While Mr. Atwood seems to think of A/B testing purely as a way of monetising, I tend to side with some of the people who have commented on his blog post and think that testing democratises the process of software development and brings better outcomes for both the developers and the users.

I believe these same people cannot read the minds of every single person who visits their web site, or uses their app. Therefore, I think it’s great that these people can test both their ideas, rather than having to make some evidence-free guess and rationalize it after the fact. An A/B test is only as good as your best idea, after all. Ideas still matter!

Lukestevens

This is not to say that good designers are unimportant but they cannot always predict what will attract the users to interact with their designs. A/B testing has shown time and time again that in some cases the solutions that violate the rules of visual composition or could even be perceived as vulgar are the most appealing.

To try and boost donations the digital team attempted to improve the design by making them look “prettier”.
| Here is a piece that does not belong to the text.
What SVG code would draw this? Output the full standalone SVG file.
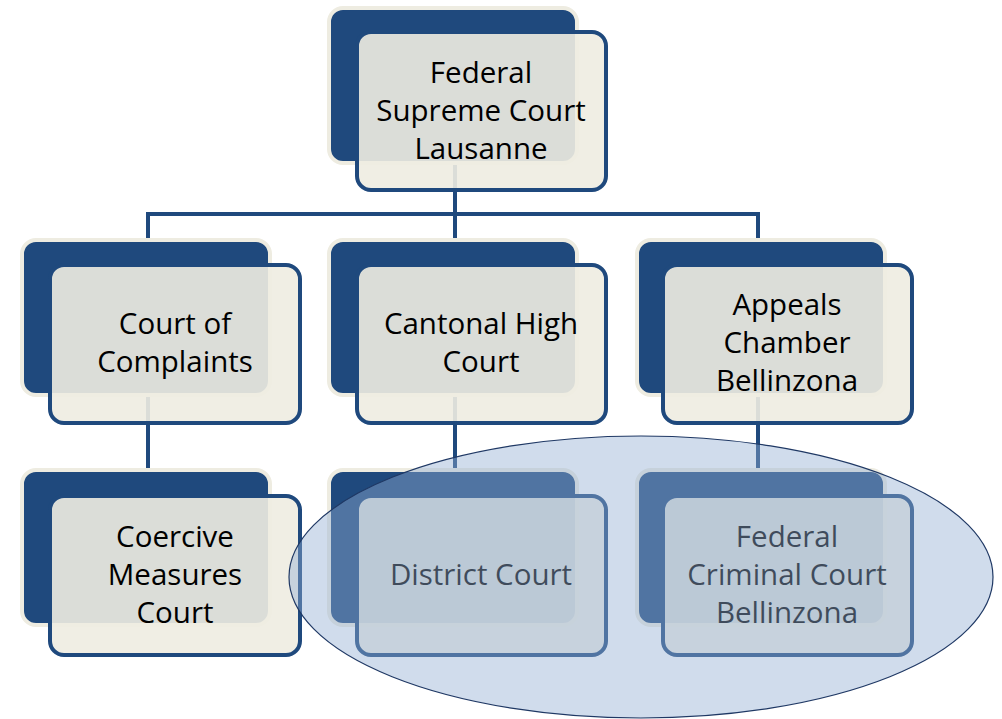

That failed, so in response an “ugly” design was tested to see if that made any difference. This involved using yellow highlighting to draw attention to certain text within the email.

To the team’s surprise the ugly design actually proved to be quite effective, though the yellow highlighting had to be used sparingly as the novelty wore off after time.

David Moth

I can see where Jeff Atwood is coming form. It might seem that such scientifically rigorous tests subtract from the artistic, inspired or simply human qualities of design. Or that corporate values might suffer in the face of corporate greed. However, I am a firm believer that benefits of A/B testing far outweigh the risks. With the later being non existent when testing is treated as the irreplaceable source of insight it is rather than the deciding voice.

I might be going a step too far here but — honestly — the existence of A/B testing makes me hopeful that elegant solutions for other difficult software development problems (e.g. project timeline prediction) might be within our reach as well.